Aborto sicuro, la libertà delle donne di scegliere va difesa

Aborto sicuro, la libertà delle donne di scegliere va difesa

Il 28 settembre è la giornata mondiale per l’accesso ad un aborto sicuro. Dal 1978, in Italia, le donne hanno diritto a richiedere l’interruzione volontaria della gravidanza entro i primi 90 giorni di gestazione. Il diritto si esercita per motivi di salute, economici, sociali o familiari. Si tratta di un diritto sancito dalla legge 194/78 che in questi 44 anni ha protetto molte donne, che altrimenti sarebbero state esposte ai pericoli del ricorso agli aborti clandestini, e ha consentito, aumentando la cultura della prevenzione e della contraccezione, di diminuire il numero degli aborti.

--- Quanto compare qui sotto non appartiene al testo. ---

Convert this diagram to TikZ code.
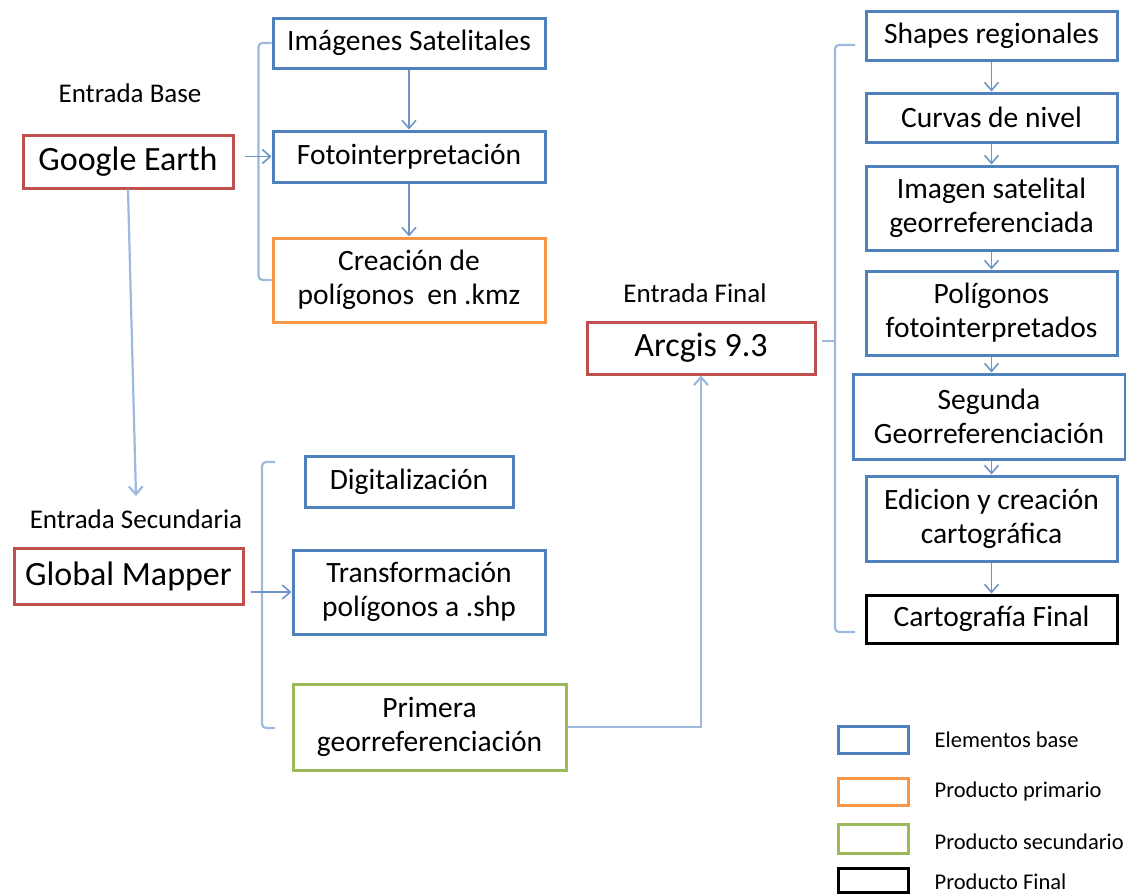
\documentclass[tikz,border=0pt]{standalone}
\usepackage{fontspec}
\setmainfont{Carlito}
\usepackage{tikz}
\usetikzlibrary{positioning}
\usetikzlibrary{arrows.meta}
\definecolor{azul}{HTML}{4F81BD}
\definecolor{rojo}{HTML}{C0504D}
\definecolor{naranja}{HTML}{F79646}
\definecolor{verde}{HTML}{9BBB59}
\definecolor{enlace}{HTML}{6E95C8}
\definecolor{llave}{HTML}{9DB9DD}

\begin{document}
\begin{tikzpicture}
    [x=1pt, y=-1pt,
     every node/.style={align=center},
     caja/.style={draw=azul, line width=3pt, fill=white, inner sep=0pt,
       font=\fontsize{29.5}{34}\selectfont},
     entrada/.style={caja, draw=rojo, font=\fontsize{34}{40}\selectfont},
     etiqueta/.style={font=\fontsize{27}{30}\selectfont},
     leyenda/.style={draw=#1, line width=3pt, minimum width=70pt, inner sep=0pt},
     leytexto/.style={font=\fontsize{22.5}{26}\selectfont, inner sep=0pt},
     flecha/.style={->, >={Straight Barb[length=8pt, width=14pt]}, draw=enlace, line width=1.6pt},
     larga/.style={flecha, draw=llave, line width=2.2pt},
     llave/.style={draw=llave, line width=2.2pt, rounded corners=4pt}]
    \useasboundingbox (0,0) rectangle (1126,894);

    % entrada base
    \node[etiqueta] (lbase) at (130,93) {Entrada Base};
    \node[entrada, minimum width=210pt, minimum height=53pt] (ge) at (128,161.5) {Google Earth};
    \node[caja, minimum width=272pt, minimum height=50pt] (imgsat) at (409,43) {Im\'agenes Satelitales};
    \node[caja, minimum width=272pt, minimum height=51pt] (foto) at (409,156.5) {Fotointerpretaci\'on};
    \node[caja, draw=naranja, minimum width=272pt, minimum height=84pt] (kmz) at (409,280) {Creaci\'on de\\pol\'igonos~ en .kmz};

    % entrada secundaria
    \node[etiqueta] (lsec) at (136,519) {Entrada Secundaria};
    \node[entrada, minimum width=229pt, minimum height=56pt] (gm) at (128.5,576) {Global Mapper};
    \node[caja, minimum width=208pt, minimum height=51pt] (digi) at (409,481.5) {Digitalizaci\'on};
    \node[caja, minimum width=252pt, minimum height=84pt] (trans) at (419,592) {Transformaci\'on\\pol\'igonos a .shp};
    \node[caja, draw=verde, minimum width=273pt, minimum height=86pt] (prim) at (429.5,727) {Primera\\georreferenciaci\'on};

    % entrada final
    \node[etiqueta] (lfin) at (695,293) {Entrada Final};
    \node[entrada, minimum width=228pt, minimum height=52pt] (arc) at (701,348) {Arcgis 9.3};
    \node[caja, minimum width=251pt, minimum height=49pt] (shp) at (991.5,35.5) {Shapes regionales};
    \node[caja, minimum width=251pt, minimum height=49pt] (curv) at (991.5,117.5) {Curvas de nivel};
    \node[caja, minimum width=251pt, minimum height=84pt] (imgg) at (991.5,208) {Imagen satelital\\georreferenciada};
    \node[caja, minimum width=251pt, minimum height=84pt] (polf) at (991.5,313) {Pol\'igonos\\fotointerpretados};
    \node[caja, minimum width=272pt, minimum height=85pt] (seg) at (989,416.5) {Segunda\\Georreferenciaci\'on};
    \node[caja, minimum width=251pt, minimum height=85pt] (edic) at (991.5,518.5) {Edicion y creaci\'on\\cartogr\'afica};
    \node[caja, draw=black, minimum width=251pt, minimum height=48pt] (cfin) at (991.5,619) {Cartograf\'ia Final};

    % leyenda
    \node[leyenda=azul, minimum height=27pt] (leg1) at (873,739.5) {};
    \node[leyenda=naranja, minimum height=27pt] (leg2) at (873,791.5) {};
    \node[leyenda=verde, minimum height=29pt] (leg3) at (873,838.5) {};
    \node[leyenda=black, minimum height=24pt] (leg4) at (873,880) {};
    \node[leytexto, right=25pt of leg1] (ley1) {Elementos base};
    \node[leytexto, right=25pt of leg2] (ley2) {Producto primario};
    \node[leytexto, right=25pt of leg3, yshift=-3pt] (ley3) {Producto secundario};
    \node[leytexto, right=25pt of leg4, yshift=-2pt] (ley4) {Producto Final};

    \coordinate (b2top) at (275,462);
    \coordinate (b2bot) at (275,728);
    \coordinate (b3top) at (855,45);
    \coordinate (b3bot) at (855,632);
    \coordinate (b3mid) at (835,341);

    \draw [llave] (imgsat.west) -- ++(-13,0) |- (kmz.west);
    \draw [llave] (b2top) -- ++(-13,0) |- (b2bot);
    \draw [llave] (b3top) -- ++(-20,0) |- (b3bot);
    \draw [llave] ([xshift=5pt]arc.east |- b3mid) -- (b3mid);

    \draw [flecha] ([xshift=10pt]ge.east |- foto.west) -- (foto.west);
    \draw [flecha] ([xshift=6pt]gm.east |- trans.west) -- (trans.west);
    \draw [flecha] (imgsat) -- (foto);
    \draw [flecha] (foto) -- (kmz);
    \draw [larga] (ge.south) -- ([yshift=10pt]lsec.north);
    \draw [larga] (prim.east) -| (arc.south);

    \draw [flecha] (shp) -- (curv);
    \draw [flecha] (curv) -- (imgg);
    \draw [flecha] (imgg) -- (polf);
    \draw [flecha] (polf.south) -- (polf.south |- seg.north);
    \draw [flecha] (seg.south -| edic.north) -- (edic.north);
    \draw [flecha] (edic) -- (cfin);
  \end{tikzpicture}
\end{document}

Il calo degli aborti, soprattutto tra le più giovani: il ruolo dei consultori 

La costante riduzione degli aborti, iniziata nel 1983 e mai interrotta, avvenuta in tutte le aree geografiche e in tutte le classi di età (in particolare tra le giovanissime e le minorenni), è dovuta probabilmente anche alla buona legge. Tuttavia, questo trend positivo è dovuto anche al fondamentale supporto fornito dai consultori familiari, istituiti dalla legge 405/75. Diffusi sul territorio, svolgono un ruolo basilare nell’assistenza alle donne che decidono di ricorrere all’interruzione volontaria di gravidanza (IVG) e indispensabile per diffondere la cultura della contraccezione e della procreazione consapevole, proprio in direzione di quanto auspicato nella legge 194. 

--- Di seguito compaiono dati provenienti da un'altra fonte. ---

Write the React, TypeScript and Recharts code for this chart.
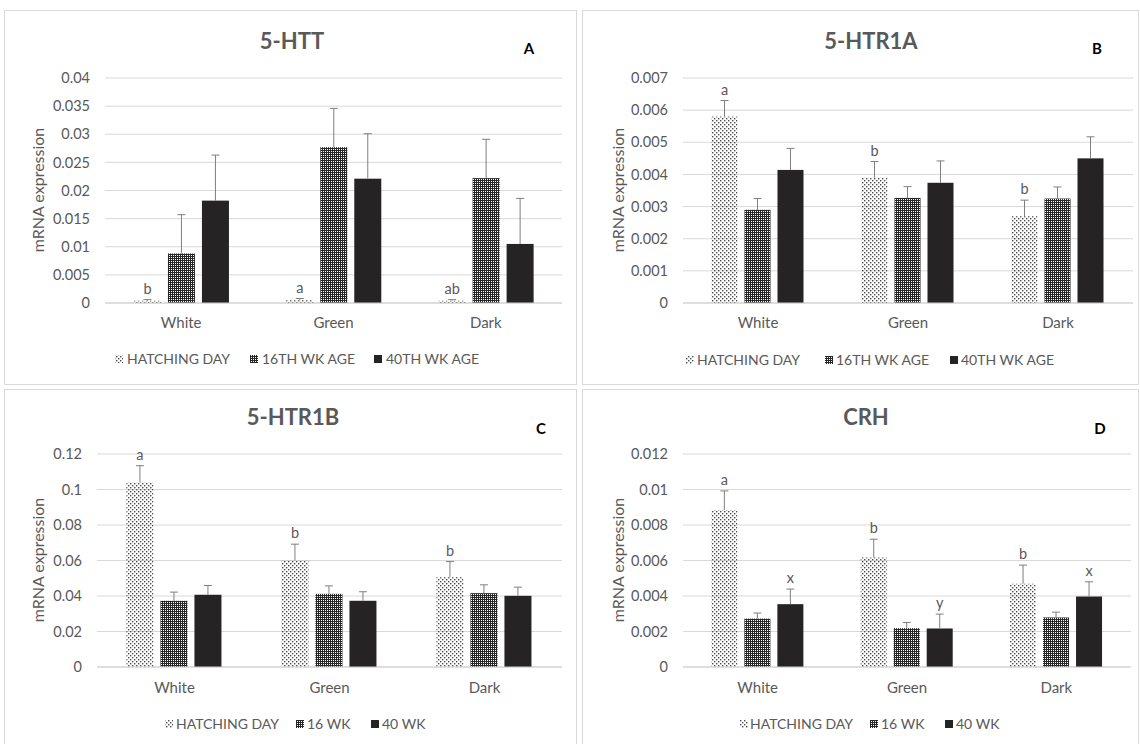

Il problema del tasso di natalità

Nello specifico, il tasso di aborti nelle donne di età compresa tra i 25 e i 34 anni si è ridotto del 18,2%. Tuttavia, questo indice conferma i problemi con la genitorialità diffusi tra i giovani nel nostro Paese. Rispetto al 1995, l’età media delle donne al momento del parto aumenta di oltre due anni, arrivando a 32,2 nel 2020. I dati provvisori nel rapporto annuale Istat indicano che al 1°gennaio 2022 la popolazione è scesa a 58 milioni 983mila unità, cioè 1 milione 363mila in meno nell’arco di 8 anni.

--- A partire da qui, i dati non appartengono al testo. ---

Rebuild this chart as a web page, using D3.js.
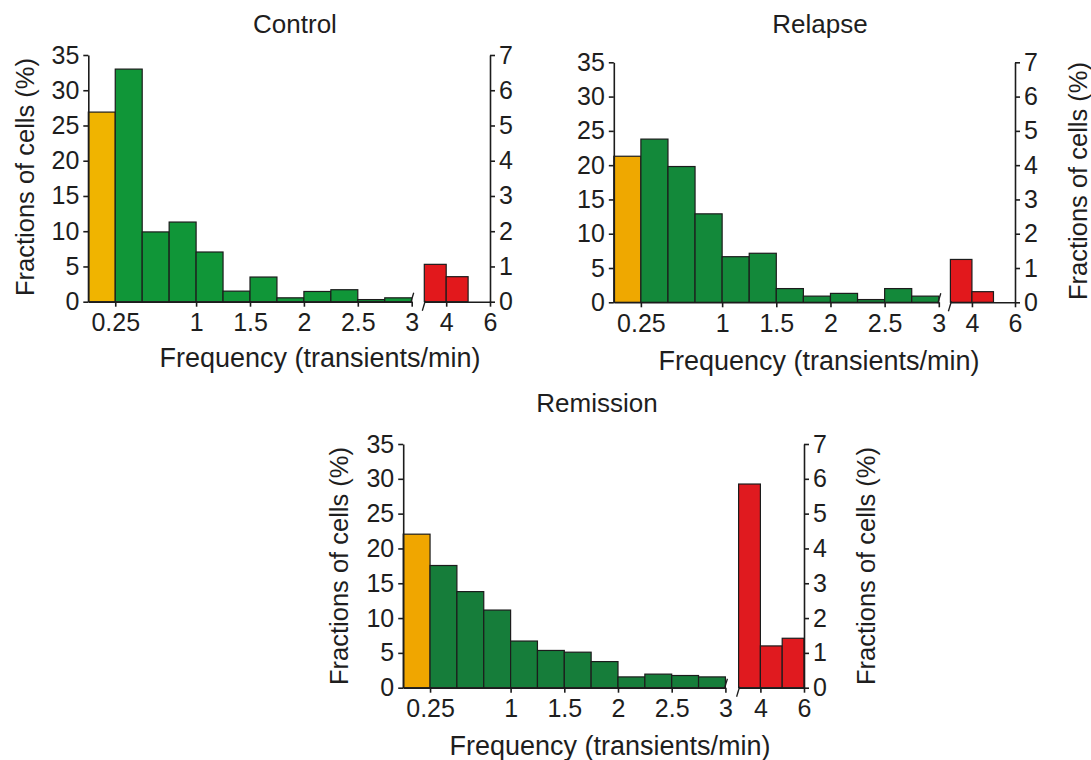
<!DOCTYPE html>
<html>
<head>
<meta charset="utf-8">
<script src="https://cdn.jsdelivr.net/npm/d3@7/dist/d3.min.js"></script>
<style>
  html, body { margin: 0; padding: 0; background: #fff; }
  svg { display: block; }
  text { font-family: "Liberation Sans", Arial, Helvetica, sans-serif; fill: #1e1e1e; }
</style>
</head>
<body>
<svg id="chart" width="1091" height="760"></svg>
<script>
// Bin starts (transients/min): 0.25-wide bins up to 3, 1-wide bins from 3 to 6
const lowBinStarts = [0, 0.25, 0.5, 0.75, 1, 1.25, 1.5, 1.75, 2, 2.25, 2.5, 2.75];
const highBinStarts = [3, 4, 5];
const lowBinWidth = 0.25;
const highBinWidth = 1;

// Fractions of cells (%) per bin, left axis (0-35)
const controlLow   = [26.9, 33.0, 9.9, 11.3, 7.05, 1.5, 3.5, 0.55, 1.45, 1.7, 0.3, 0.55];
const relapseLow   = [21.3, 23.8, 19.8, 12.9, 6.65, 7.15, 2.0, 0.9, 1.3, 0.4, 2.0, 0.9];
const remissionLow = [22.05, 17.55, 13.8, 11.15, 6.7, 5.35, 5.1, 3.75, 1.55, 1.95, 1.75, 1.55];

// Fractions of cells (%) for the high-frequency bins, right axis (0-7)
const controlHigh   = [1.06, 0.71];
const relapseHigh   = [1.25, 0.31];
const remissionHigh = [5.85, 1.2, 1.42];

// Tick values / labels
const lowTicks = [0.25, 1, 1.5, 2, 2.5, 3];
const highTicks = [4, 6];
const leftTicks = [0, 5, 10, 15, 20, 25, 30, 35];
const rightTicks = [0, 1, 2, 3, 4, 5, 6, 7];

const xTitle = "Frequency (transients/min)";
const yTitle = "Fractions of cells (%)";

// Panel placement and styling
const panels = [
  { title: "Control", low: controlLow, high: controlHigh,
    x0: 88.3, x3: 411.7, xr0: 424.3, xr1: 490, y0: 301.7, yTop: 55,
    titleX: 295, titleY: 33, xLabelX: 320, xLabelY: 367,
    leftLabelX: 25, rightLabelX: null, yLabelY: 177,
    orange: "#F0B400", green: "#109638", red: "#E2181C" },
  { title: "Relapse", low: relapseLow, high: relapseHigh,
    x0: 613.8, x3: 938.8, xr0: 950.4, xr1: 1015, y0: 302.3, yTop: 62.3,
    titleX: 820, titleY: 33, xLabelX: 819, xLabelY: 370,
    leftLabelX: null, rightLabelX: 1078, yLabelY: 181,
    orange: "#EFA800", green: "#13893A", red: "#E2181C" },
  { title: "Remission", low: remissionLow, high: remissionHigh,
    x0: 403.2, x3: 725.4, xr0: 738.6, xr1: 804, y0: 687.7, yTop: 444,
    titleX: 597, titleY: 412, xLabelX: 610, xLabelY: 755,
    leftLabelX: 339, rightLabelX: 866, yLabelY: 566,
    orange: "#F0A600", green: "#167D3A", red: "#E01A1F" }
];

const svg = d3.select("#chart");
const ink = "#1c1c1c";
const tickFont = 25;

function drawPanel(p) {
  const g = svg.append("g");
  const xLow = d3.scaleLinear().domain([0, 3]).range([p.x0, p.x3]);
  const xHigh = d3.scaleLinear().domain([3, 6]).range([p.xr0, p.xr1]);
  const yL = d3.scaleLinear().domain([0, 35]).range([p.y0, p.yTop]);
  const yR = d3.scaleLinear().domain([0, 7]).range([p.y0, p.yTop]);

  // low-frequency bars
  g.selectAll("rect.low")
    .data(p.low.map((v, i) => ({ start: lowBinStarts[i], v, i })))
    .join("rect")
    .attr("class", "low")
    .attr("x", d => xLow(d.start))
    .attr("width", d => xLow(d.start + lowBinWidth) - xLow(d.start))
    .attr("y", d => yL(d.v))
    .attr("height", d => yL(0) - yL(d.v))
    .attr("fill", d => d.i === 0 ? p.orange : p.green)
    .attr("stroke", ink)
    .attr("stroke-width", 1.2);

  // high-frequency bars
  g.selectAll("rect.high")
    .data(p.high.map((v, i) => ({ start: highBinStarts[i], v })))
    .join("rect")
    .attr("class", "high")
    .attr("x", d => xHigh(d.start))
    .attr("width", d => xHigh(d.start + highBinWidth) - xHigh(d.start))
    .attr("y", d => yR(d.v))
    .attr("height", d => yR(0) - yR(d.v))
    .attr("fill", p.red)
    .attr("stroke", ink)
    .attr("stroke-width", 1.2);

  const styleAxis = sel => {
    sel.attr("font-size", tickFont)
       .attr("font-family", "'Liberation Sans', Arial, sans-serif");
    sel.selectAll("path.domain").attr("stroke", ink).attr("stroke-width", 1.6);
    sel.selectAll(".tick line").attr("stroke", ink).attr("stroke-width", 1.6);
    sel.selectAll(".tick text")
      .attr("fill", "#1e1e1e")
      .attr("font-size", tickFont);
  };

  const fmt = d => String(d);

  // x axes (broken)
  g.append("g")
    .attr("transform", `translate(0,${p.y0})`)
    .call(d3.axisBottom(xLow).tickValues(lowTicks).tickSize(5).tickSizeOuter(0)
      .tickPadding(7).tickFormat(fmt))
    .call(styleAxis);
  g.append("g")
    .attr("transform", `translate(0,${p.y0})`)
    .call(d3.axisBottom(xHigh).tickValues(highTicks).tickSize(5).tickSizeOuter(0)
      .tickPadding(7).tickFormat(fmt))
    .call(styleAxis);

  // break marks
  g.append("line")
    .attr("x1", p.x3 - 1).attr("y1", p.y0 + 1)
    .attr("x2", p.x3 + 2).attr("y2", p.y0 - 9)
    .attr("stroke", ink).attr("stroke-width", 1.3);
  g.append("line")
    .attr("x1", p.xr0 - 2).attr("y1", p.y0 + 9)
    .attr("x2", p.xr0 + 1).attr("y2", p.y0 - 1)
    .attr("stroke", ink).attr("stroke-width", 1.3);

  // y axes
  g.append("g")
    .attr("transform", `translate(${p.x0},0)`)
    .call(d3.axisLeft(yL).tickValues(leftTicks).tickSize(5).tickSizeOuter(0)
      .tickPadding(4).tickFormat(fmt))
    .call(styleAxis);
  g.append("g")
    .attr("transform", `translate(${p.xr1},0)`)
    .call(d3.axisRight(yR).tickValues(rightTicks).tickSize(5).tickSizeOuter(0)
      .tickPadding(4).tickFormat(fmt))
    .call(styleAxis);

  // titles and axis labels
  g.append("text")
    .attr("x", p.titleX).attr("y", p.titleY)
    .attr("text-anchor", "middle")
    .attr("font-size", 26).attr("fill", "#2a2a2a")
    .text(p.title);

  g.append("text")
    .attr("x", p.xLabelX).attr("y", p.xLabelY)
    .attr("text-anchor", "middle")
    .attr("font-size", 27)
    .text(xTitle);

  [p.leftLabelX, p.rightLabelX].forEach(lx => {
    if (lx === null) return;
    g.append("text")
      .attr("transform", `translate(${lx},${p.yLabelY}) rotate(-90)`)
      .attr("text-anchor", "middle")
      .attr("dy", "0.35em")
      .attr("font-size", 25.5)
      .text(yTitle);
  });
}

panels.forEach(drawPanel);
</script>
</body>
</html>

La questione dell’obiezione di coscienza

Un elemento tutt’altro che secondario è quello dell’obiezione di coscienza che di fatto ostacola il diritto delle donne di accedere all’interruzione di gravidanza. Spesso, infatti, le pazienti sono costrette a recarsi a compiere viaggi in un’altra provincia – o addirittura regione – per trovare una struttura che metta a disposizione medici non obiettori. La presenza di medici obiettori di coscienza nelle strutture pubbliche si attesta tra il 70 e il 90%, a seconda dei territori. Una questione affrontata dalla Fp Cgil che ha proposto l’indizione di concorsi riservati a medici non obiettori. Una strategia già intrapresa da alcune regioni, per consentire alle donne di accedere a quello che è un diritto sancito per legge.

  

È quindi necessario che la politica, davanti a questi dati, compia serie e profonde riflessioni. Servono misure lungimiranti per aiutare le coppie che desiderano diventare genitori, come la flessibilità lavorativa, gli aiuti finanziari, i servizi alle famiglie, programmando investimenti nei settori determinanti per dare supporto alla natalità, come hanno fatto altri Stati europei con ottimi risultati. È allo stesso tempo opportuno fare investimenti sui consultori pubblici per garantire il diritto ad una maternità consapevole e assumere medici non obiettori per garantire davvero il diritto delle donne di scegliere. Il tempo ha dimostrato che la 194 è una legge che svolge appieno la sua finalità e raggiunge gli obiettivi prefissati. Per questo è doveroso difenderla.